• Do this: Without including the pictures, copy out every line below.

• Available data:
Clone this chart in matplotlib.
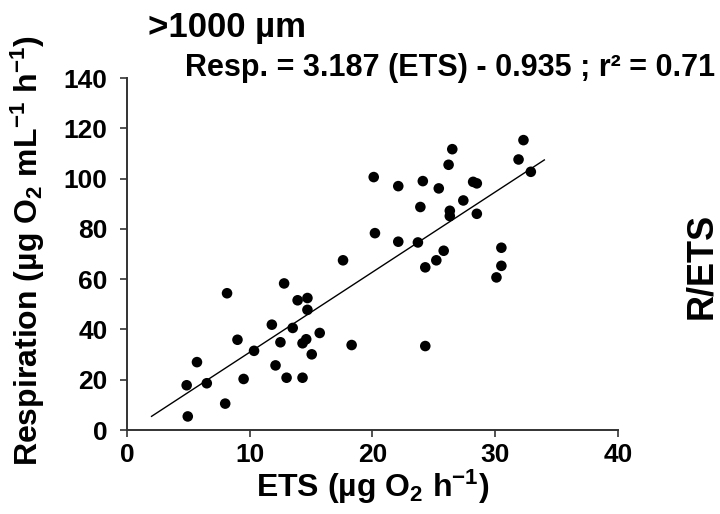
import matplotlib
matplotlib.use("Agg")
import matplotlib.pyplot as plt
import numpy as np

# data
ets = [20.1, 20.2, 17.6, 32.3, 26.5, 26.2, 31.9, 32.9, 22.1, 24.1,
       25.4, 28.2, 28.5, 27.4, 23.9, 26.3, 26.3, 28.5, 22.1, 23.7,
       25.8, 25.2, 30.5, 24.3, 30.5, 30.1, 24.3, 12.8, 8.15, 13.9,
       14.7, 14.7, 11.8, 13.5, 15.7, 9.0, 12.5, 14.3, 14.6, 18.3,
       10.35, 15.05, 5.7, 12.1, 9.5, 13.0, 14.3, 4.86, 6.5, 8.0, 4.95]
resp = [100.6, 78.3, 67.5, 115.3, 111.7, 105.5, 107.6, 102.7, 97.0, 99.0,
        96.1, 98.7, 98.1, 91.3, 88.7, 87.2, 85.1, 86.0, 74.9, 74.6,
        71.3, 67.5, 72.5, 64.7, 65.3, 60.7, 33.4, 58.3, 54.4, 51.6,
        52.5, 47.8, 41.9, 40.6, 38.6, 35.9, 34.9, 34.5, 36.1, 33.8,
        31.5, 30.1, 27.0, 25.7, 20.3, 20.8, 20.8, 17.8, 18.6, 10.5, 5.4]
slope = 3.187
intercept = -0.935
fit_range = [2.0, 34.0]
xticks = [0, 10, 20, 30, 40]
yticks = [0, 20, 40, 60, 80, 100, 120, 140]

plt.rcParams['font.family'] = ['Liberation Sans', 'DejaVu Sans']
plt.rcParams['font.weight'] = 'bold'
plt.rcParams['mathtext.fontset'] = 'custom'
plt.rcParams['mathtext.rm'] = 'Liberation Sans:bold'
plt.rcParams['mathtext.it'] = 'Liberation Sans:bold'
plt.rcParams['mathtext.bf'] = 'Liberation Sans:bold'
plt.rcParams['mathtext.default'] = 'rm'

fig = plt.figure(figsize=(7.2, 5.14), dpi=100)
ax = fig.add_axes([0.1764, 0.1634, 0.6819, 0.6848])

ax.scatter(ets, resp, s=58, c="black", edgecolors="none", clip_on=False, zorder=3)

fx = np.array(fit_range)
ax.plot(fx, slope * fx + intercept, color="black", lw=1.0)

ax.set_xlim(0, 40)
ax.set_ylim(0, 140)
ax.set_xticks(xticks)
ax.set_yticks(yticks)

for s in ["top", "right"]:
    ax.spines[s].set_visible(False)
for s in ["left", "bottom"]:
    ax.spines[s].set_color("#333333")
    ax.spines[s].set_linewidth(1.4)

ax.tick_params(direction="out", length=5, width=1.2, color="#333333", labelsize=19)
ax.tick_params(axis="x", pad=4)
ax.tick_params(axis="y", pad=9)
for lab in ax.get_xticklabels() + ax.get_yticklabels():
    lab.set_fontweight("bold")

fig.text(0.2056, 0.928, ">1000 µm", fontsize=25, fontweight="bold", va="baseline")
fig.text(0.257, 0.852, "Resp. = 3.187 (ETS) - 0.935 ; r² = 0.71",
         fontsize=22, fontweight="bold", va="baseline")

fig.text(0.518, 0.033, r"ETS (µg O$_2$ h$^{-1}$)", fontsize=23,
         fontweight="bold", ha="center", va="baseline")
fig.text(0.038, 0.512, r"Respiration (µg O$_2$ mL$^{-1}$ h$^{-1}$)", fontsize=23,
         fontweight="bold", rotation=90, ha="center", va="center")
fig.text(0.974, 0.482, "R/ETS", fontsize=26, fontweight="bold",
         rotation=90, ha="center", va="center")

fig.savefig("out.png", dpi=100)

• Solution to this exercise:
Clone this chart in matplotlib.
import matplotlib
matplotlib.use("Agg")
import matplotlib.pyplot as plt
import numpy as np

# data
ets = [20.1, 20.2, 17.6, 32.3, 26.5, 26.2, 31.9, 32.9, 22.1, 24.1,
       25.4, 28.2, 28.5, 27.4, 23.9, 26.3, 26.3, 28.5, 22.1, 23.7,
       25.8, 25.2, 30.5, 24.3, 30.5, 30.1, 24.3, 12.8, 8.15, 13.9,
       14.7, 14.7, 11.8, 13.5, 15.7, 9.0, 12.5, 14.3, 14.6, 18.3,
       10.35, 15.05, 5.7, 12.1, 9.5, 13.0, 14.3, 4.86, 6.5, 8.0, 4.95]
resp = [100.6, 78.3, 67.5, 115.3, 111.7, 105.5, 107.6, 102.7, 97.0, 99.0,
        96.1, 98.7, 98.1, 91.3, 88.7, 87.2, 85.1, 86.0, 74.9, 74.6,
        71.3, 67.5, 72.5, 64.7, 65.3, 60.7, 33.4, 58.3, 54.4, 51.6,
        52.5, 47.8, 41.9, 40.6, 38.6, 35.9, 34.9, 34.5, 36.1, 33.8,
        31.5, 30.1, 27.0, 25.7, 20.3, 20.8, 20.8, 17.8, 18.6, 10.5, 5.4]
slope = 3.187
intercept = -0.935
fit_range = [2.0, 34.0]
xticks = [0, 10, 20, 30, 40]
yticks = [0, 20, 40, 60, 80, 100, 120, 140]

plt.rcParams['font.family'] = ['Liberation Sans', 'DejaVu Sans']
plt.rcParams['font.weight'] = 'bold'
plt.rcParams['mathtext.fontset'] = 'custom'
plt.rcParams['mathtext.rm'] = 'Liberation Sans:bold'
plt.rcParams['mathtext.it'] = 'Liberation Sans:bold'
plt.rcParams['mathtext.bf'] = 'Liberation Sans:bold'
plt.rcParams['mathtext.default'] = 'rm'

fig = plt.figure(figsize=(7.2, 5.14), dpi=100)
ax = fig.add_axes([0.1764, 0.1634, 0.6819, 0.6848])

ax.scatter(ets, resp, s=58, c="black", edgecolors="none", clip_on=False, zorder=3)

fx = np.array(fit_range)
ax.plot(fx, slope * fx + intercept, color="black", lw=1.0)

ax.set_xlim(0, 40)
ax.set_ylim(0, 140)
ax.set_xticks(xticks)
ax.set_yticks(yticks)

for s in ["top", "right"]:
    ax.spines[s].set_visible(False)
for s in ["left", "bottom"]:
    ax.spines[s].set_color("#333333")
    ax.spines[s].set_linewidth(1.4)

ax.tick_params(direction="out", length=5, width=1.2, color="#333333", labelsize=19)
ax.tick_params(axis="x", pad=4)
ax.tick_params(axis="y", pad=9)
for lab in ax.get_xticklabels() + ax.get_yticklabels():
    lab.set_fontweight("bold")

fig.text(0.2056, 0.928, ">1000 µm", fontsize=25, fontweight="bold", va="baseline")
fig.text(0.257, 0.852, "Resp. = 3.187 (ETS) - 0.935 ; r² = 0.71",
         fontsize=22, fontweight="bold", va="baseline")

fig.text(0.518, 0.033, r"ETS (µg O$_2$ h$^{-1}$)", fontsize=23,
         fontweight="bold", ha="center", va="baseline")
fig.text(0.038, 0.512, r"Respiration (µg O$_2$ mL$^{-1}$ h$^{-1}$)", fontsize=23,
         fontweight="bold", rotation=90, ha="center", va="center")
fig.text(0.974, 0.482, "R/ETS", fontsize=26, fontweight="bold",
         rotation=90, ha="center", va="center")

fig.savefig("out.png", dpi=100)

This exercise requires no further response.